**Do this**
Copy the data exactly as it appears, and do not include any pictures.

***

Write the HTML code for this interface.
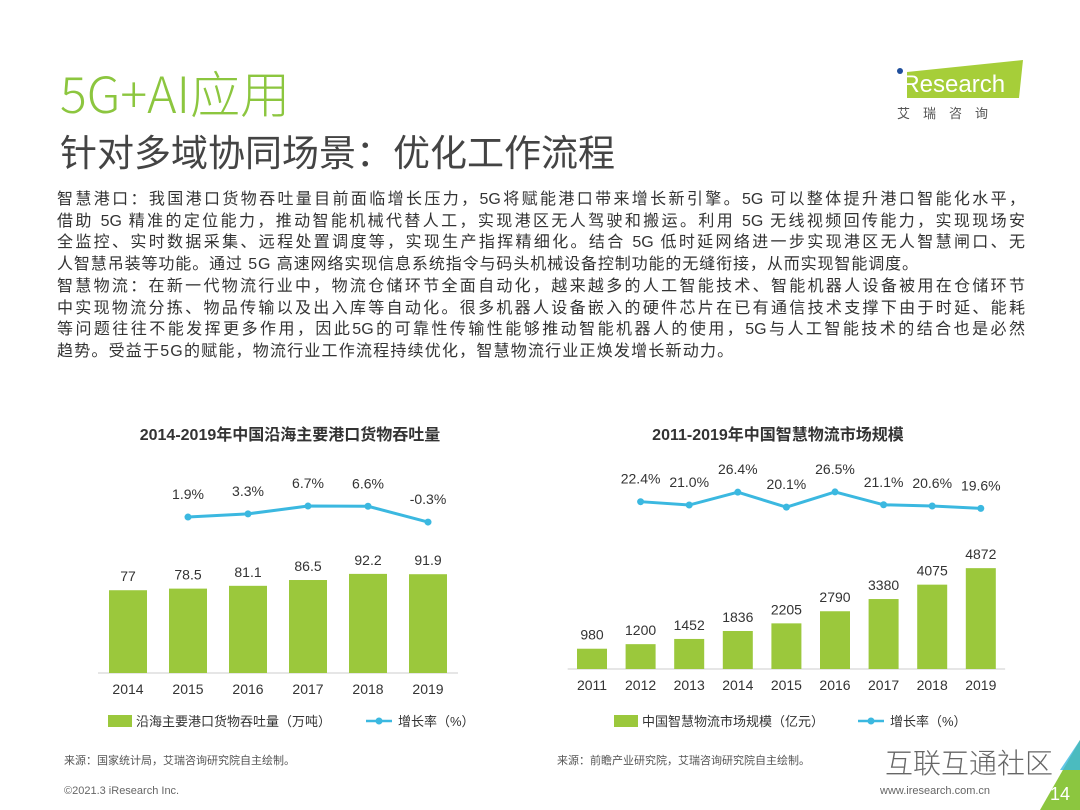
<!DOCTYPE html>
<html><head><meta charset="utf-8">
<style>
body{margin:0;width:1080px;height:810px;background:#fff;overflow:hidden;position:relative;font-family:"Liberation Sans","Noto Sans CJK SC",sans-serif;}
.abs{position:absolute;}
.t1{left:60px;top:62px;font-size:50px;color:#8cc63f;font-family:"Noto Sans CJK SC",sans-serif;font-weight:300;line-height:60px;}
.t2{left:60px;top:124px;font-size:37px;color:#444;font-family:"Noto Sans CJK SC",sans-serif;font-weight:400;line-height:52px;}
.body{left:57px;top:189px;width:968px;font-size:16px;color:#333;line-height:21.7px;}
.body div{white-space:nowrap;text-align:justify;text-align-last:justify;}
.body div.l{text-align-last:left;}
svg text{font-family:"Liberation Sans","Noto Sans CJK SC",sans-serif;}
</style></head><body>
<div class="abs t1">5G+AI应用</div>
<div class="abs t2">针对多域协同场景：优化工作流程</div>
<div class="abs" style="left:895px;top:58px;width:130px;height:66px;">
<svg width="130" height="66"><polygon points="12,14 128,2 124,40 12,40" fill="#a6ce39"/><circle cx="5" cy="13" r="3" fill="#1f4e9c"/><text x="2" y="34" font-size="24" fill="#fff" font-family="Liberation Sans">iResearch</text><text x="2" y="60" font-size="13" fill="#555" letter-spacing="13">艾瑞咨询</text></svg></div>
<div class="abs body">
<div>智慧港口：我国港口货物吞吐量目前面临增长压力，5G将赋能港口带来增长新引擎。5G 可以整体提升港口智能化水平，</div>
<div>借助 5G 精准的定位能力，推动智能机械代替人工，实现港区无人驾驶和搬运。利用 5G 无线视频回传能力，实现现场安</div>
<div>全监控、实时数据采集、远程处置调度等，实现生产指挥精细化。结合 5G 低时延网络进一步实现港区无人智慧闸口、无</div>
<div class="l" style="letter-spacing:0.9px">人智慧吊装等功能。通过 5G 高速网络实现信息系统指令与码头机械设备控制功能的无缝衔接，从而实现智能调度。</div>
<div>智慧物流：在新一代物流行业中，物流仓储环节全面自动化，越来越多的人工智能技术、智能机器人设备被用在仓储环节</div>
<div>中实现物流分拣、物品传输以及出入库等自动化。很多机器人设备嵌入的硬件芯片在已有通信技术支撑下由于时延、能耗</div>
<div>等问题往往不能发挥更多作用，因此5G的可靠性传输性能够推动智能机器人的使用，5G与人工智能技术的结合也是必然</div>
<div class="l" style="letter-spacing:1.2px">趋势。受益于5G的赋能，物流行业工作流程持续优化，智慧物流行业正焕发增长新动力。</div>
</div>
<svg class="abs" style="left:0;top:0" width="1080" height="810" id="ch"></svg>
<div class="abs" style="left:64px;top:752px;font-size:11px;color:#555;">来源：国家统计局，艾瑞咨询研究院自主绘制。</div>
<div class="abs" style="left:557px;top:752px;font-size:11px;color:#555;">来源：前瞻产业研究院，艾瑞咨询研究院自主绘制。</div>
<div class="abs" style="left:885px;top:742px;font-size:28px;color:#666;font-family:'Noto Sans CJK SC',sans-serif;font-weight:300;">互联互通社区</div>
<div class="abs" style="left:64px;top:785px;font-size:11px;color:#666;">©2021.3 iResearch Inc.</div>
<div class="abs" style="left:880px;top:785px;font-size:11px;color:#666;">www.iresearch.com.cn</div>
<svg class="abs" style="left:1030px;top:740px" width="50" height="70"><polygon points="50,0 50,70 10,70" fill="#8cc63f"/><polygon points="50,0 50,30 30,30" fill="#3bb8e0" opacity="0.8"/><text x="20" y="60" font-size="18" fill="#fff">14</text></svg>
<script>
const portYears=["2014","2015","2016","2017","2018","2019"];
const portVolume=[77,78.5,81.1,86.5,92.2,91.9];
const portGrowth=[null,1.9,3.3,6.7,6.6,-0.3];
const logiYears=["2011","2012","2013","2014","2015","2016","2017","2018","2019"];
const logiSize=[980,1200,1452,1836,2205,2790,3380,4075,4872];
const logiGrowth=[null,22.4,21.0,26.4,20.1,26.5,21.1,20.6,19.6];
const svg=document.getElementById('ch');const NS='http://www.w3.org/2000/svg';
function mk(t,a,txt){const e=document.createElementNS(NS,t);for(const k in a)e.setAttribute(k,a[k]);if(txt!==undefined)e.textContent=txt;svg.appendChild(e);return e;}
const GREEN='#9bc83c',BLUE='#3bb8e0';
function chart(o){
  let e=mk('text',{x:o.cx,y:o.ty,'font-size':16,'font-weight':'bold','text-anchor':'middle',fill:'#333'},o.title);
  
  const xs=i=>o.x0+i*o.dx;
  e=mk('line',{x1:o.x0-o.dx/2,x2:xs(o.cats.length-1)+o.dx/2,y1:o.base,y2:o.base,stroke:'#ccc'});
  
  o.vals.forEach((v,i)=>{const h=v*o.k;
    e=mk('rect',{x:xs(i)-o.bw/2,y:o.base-h,width:o.bw,height:h,fill:GREEN});
    
    e=mk('text',{x:xs(i),y:o.base-h-9,'font-size':14,'text-anchor':'middle',fill:'#333'},String(v));
    
    e=mk('text',{x:xs(i),y:o.base+21,'font-size':14,'text-anchor':'middle',fill:'#333'},o.cats[i]);
    
  });
  const ly=v=>o.la-o.lb*v;let pts=[];
  o.gr.forEach((v,i)=>{if(v===null)return;pts.push(xs(i)+','+ly(v));});
  e=mk('polyline',{points:pts.join(' '),fill:'none',stroke:BLUE,'stroke-width':3});
  
  o.gr.forEach((v,i)=>{if(v===null)return;
    e=mk('circle',{cx:xs(i),cy:ly(v),r:3.5,fill:BLUE});
    
    e=mk('text',{x:xs(i),y:ly(v)-18,'font-size':14,'text-anchor':'middle',fill:'#333'},v.toFixed(1)+'%');
    
  });
  const lx=o.legx;
  e=mk('rect',{x:lx,y:o.legy-6,width:24,height:12,fill:GREEN});
  
  e=mk('text',{x:lx+28,y:o.legy+5,'font-size':13,fill:'#333'},o.leg1);
  
  e=mk('line',{x1:o.leg2x,x2:o.leg2x+26,y1:o.legy,y2:o.legy,stroke:BLUE,'stroke-width':2.5});
  
  e=mk('circle',{cx:o.leg2x+13,cy:o.legy,r:3.5,fill:BLUE});
  e=mk('text',{x:o.leg2x+32,y:o.legy+5,'font-size':13,fill:'#333'},'增长率（%）');
  
}
chart({title:'2014-2019年中国沿海主要港口货物吞吐量',cx:290,ty:440,cats:portYears,vals:portVolume,gr:portGrowth,x0:128,dx:60,bw:38,base:673,k:1.075,la:521.4,lb:2.29,legx:108,legy:721,leg1:'沿海主要港口货物吞吐量（万吨）',leg2x:366});
chart({title:'2011-2019年中国智慧物流市场规模',cx:778,ty:440,cats:logiYears,vals:logiSize,gr:logiGrowth,x0:592,dx:48.6,bw:30,base:669,k:0.0207,la:555,lb:2.38,legx:614,legy:721,leg1:'中国智慧物流市场规模（亿元）',leg2x:858});
</script>
</body></html>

***

**Problem solution**
Write the HTML code for this interface.
<!DOCTYPE html>
<html><head><meta charset="utf-8">
<style>
body{margin:0;width:1080px;height:810px;background:#fff;overflow:hidden;position:relative;font-family:"Liberation Sans","Noto Sans CJK SC",sans-serif;}
.abs{position:absolute;}
.t1{left:60px;top:62px;font-size:50px;color:#8cc63f;font-family:"Noto Sans CJK SC",sans-serif;font-weight:300;line-height:60px;}
.t2{left:60px;top:124px;font-size:37px;color:#444;font-family:"Noto Sans CJK SC",sans-serif;font-weight:400;line-height:52px;}
.body{left:57px;top:189px;width:968px;font-size:16px;color:#333;line-height:21.7px;}
.body div{white-space:nowrap;text-align:justify;text-align-last:justify;}
.body div.l{text-align-last:left;}
svg text{font-family:"Liberation Sans","Noto Sans CJK SC",sans-serif;}
</style></head><body>
<div class="abs t1">5G+AI应用</div>
<div class="abs t2">针对多域协同场景：优化工作流程</div>
<div class="abs" style="left:895px;top:58px;width:130px;height:66px;">
<svg width="130" height="66"><polygon points="12,14 128,2 124,40 12,40" fill="#a6ce39"/><circle cx="5" cy="13" r="3" fill="#1f4e9c"/><text x="2" y="34" font-size="24" fill="#fff" font-family="Liberation Sans">iResearch</text><text x="2" y="60" font-size="13" fill="#555" letter-spacing="13">艾瑞咨询</text></svg></div>
<div class="abs body">
<div>智慧港口：我国港口货物吞吐量目前面临增长压力，5G将赋能港口带来增长新引擎。5G 可以整体提升港口智能化水平，</div>
<div>借助 5G 精准的定位能力，推动智能机械代替人工，实现港区无人驾驶和搬运。利用 5G 无线视频回传能力，实现现场安</div>
<div>全监控、实时数据采集、远程处置调度等，实现生产指挥精细化。结合 5G 低时延网络进一步实现港区无人智慧闸口、无</div>
<div class="l" style="letter-spacing:0.9px">人智慧吊装等功能。通过 5G 高速网络实现信息系统指令与码头机械设备控制功能的无缝衔接，从而实现智能调度。</div>
<div>智慧物流：在新一代物流行业中，物流仓储环节全面自动化，越来越多的人工智能技术、智能机器人设备被用在仓储环节</div>
<div>中实现物流分拣、物品传输以及出入库等自动化。很多机器人设备嵌入的硬件芯片在已有通信技术支撑下由于时延、能耗</div>
<div>等问题往往不能发挥更多作用，因此5G的可靠性传输性能够推动智能机器人的使用，5G与人工智能技术的结合也是必然</div>
<div class="l" style="letter-spacing:1.2px">趋势。受益于5G的赋能，物流行业工作流程持续优化，智慧物流行业正焕发增长新动力。</div>
</div>
<svg class="abs" style="left:0;top:0" width="1080" height="810" id="ch"></svg>
<div class="abs" style="left:64px;top:752px;font-size:11px;color:#555;">来源：国家统计局，艾瑞咨询研究院自主绘制。</div>
<div class="abs" style="left:557px;top:752px;font-size:11px;color:#555;">来源：前瞻产业研究院，艾瑞咨询研究院自主绘制。</div>
<div class="abs" style="left:885px;top:742px;font-size:28px;color:#666;font-family:'Noto Sans CJK SC',sans-serif;font-weight:300;">互联互通社区</div>
<div class="abs" style="left:64px;top:785px;font-size:11px;color:#666;">©2021.3 iResearch Inc.</div>
<div class="abs" style="left:880px;top:785px;font-size:11px;color:#666;">www.iresearch.com.cn</div>
<svg class="abs" style="left:1030px;top:740px" width="50" height="70"><polygon points="50,0 50,70 10,70" fill="#8cc63f"/><polygon points="50,0 50,30 30,30" fill="#3bb8e0" opacity="0.8"/><text x="20" y="60" font-size="18" fill="#fff">14</text></svg>
<script>
const portYears=["2014","2015","2016","2017","2018","2019"];
const portVolume=[77,78.5,81.1,86.5,92.2,91.9];
const portGrowth=[null,1.9,3.3,6.7,6.6,-0.3];
const logiYears=["2011","2012","2013","2014","2015","2016","2017","2018","2019"];
const logiSize=[980,1200,1452,1836,2205,2790,3380,4075,4872];
const logiGrowth=[null,22.4,21.0,26.4,20.1,26.5,21.1,20.6,19.6];
const svg=document.getElementById('ch');const NS='http://www.w3.org/2000/svg';
function mk(t,a,txt){const e=document.createElementNS(NS,t);for(const k in a)e.setAttribute(k,a[k]);if(txt!==undefined)e.textContent=txt;svg.appendChild(e);return e;}
const GREEN='#9bc83c',BLUE='#3bb8e0';
function chart(o){
  let e=mk('text',{x:o.cx,y:o.ty,'font-size':16,'font-weight':'bold','text-anchor':'middle',fill:'#333'},o.title);
  
  const xs=i=>o.x0+i*o.dx;
  e=mk('line',{x1:o.x0-o.dx/2,x2:xs(o.cats.length-1)+o.dx/2,y1:o.base,y2:o.base,stroke:'#ccc'});
  
  o.vals.forEach((v,i)=>{const h=v*o.k;
    e=mk('rect',{x:xs(i)-o.bw/2,y:o.base-h,width:o.bw,height:h,fill:GREEN});
    
    e=mk('text',{x:xs(i),y:o.base-h-9,'font-size':14,'text-anchor':'middle',fill:'#333'},String(v));
    
    e=mk('text',{x:xs(i),y:o.base+21,'font-size':14,'text-anchor':'middle',fill:'#333'},o.cats[i]);
    
  });
  const ly=v=>o.la-o.lb*v;let pts=[];
  o.gr.forEach((v,i)=>{if(v===null)return;pts.push(xs(i)+','+ly(v));});
  e=mk('polyline',{points:pts.join(' '),fill:'none',stroke:BLUE,'stroke-width':3});
  
  o.gr.forEach((v,i)=>{if(v===null)return;
    e=mk('circle',{cx:xs(i),cy:ly(v),r:3.5,fill:BLUE});
    
    e=mk('text',{x:xs(i),y:ly(v)-18,'font-size':14,'text-anchor':'middle',fill:'#333'},v.toFixed(1)+'%');
    
  });
  const lx=o.legx;
  e=mk('rect',{x:lx,y:o.legy-6,width:24,height:12,fill:GREEN});
  
  e=mk('text',{x:lx+28,y:o.legy+5,'font-size':13,fill:'#333'},o.leg1);
  
  e=mk('line',{x1:o.leg2x,x2:o.leg2x+26,y1:o.legy,y2:o.legy,stroke:BLUE,'stroke-width':2.5});
  
  e=mk('circle',{cx:o.leg2x+13,cy:o.legy,r:3.5,fill:BLUE});
  e=mk('text',{x:o.leg2x+32,y:o.legy+5,'font-size':13,fill:'#333'},'增长率（%）');
  
}
chart({title:'2014-2019年中国沿海主要港口货物吞吐量',cx:290,ty:440,cats:portYears,vals:portVolume,gr:portGrowth,x0:128,dx:60,bw:38,base:673,k:1.075,la:521.4,lb:2.29,legx:108,legy:721,leg1:'沿海主要港口货物吞吐量（万吨）',leg2x:366});
chart({title:'2011-2019年中国智慧物流市场规模',cx:778,ty:440,cats:logiYears,vals:logiSize,gr:logiGrowth,x0:592,dx:48.6,bw:30,base:669,k:0.0207,la:555,lb:2.38,legx:614,legy:721,leg1:'中国智慧物流市场规模（亿元）',leg2x:858});
</script>
</body></html>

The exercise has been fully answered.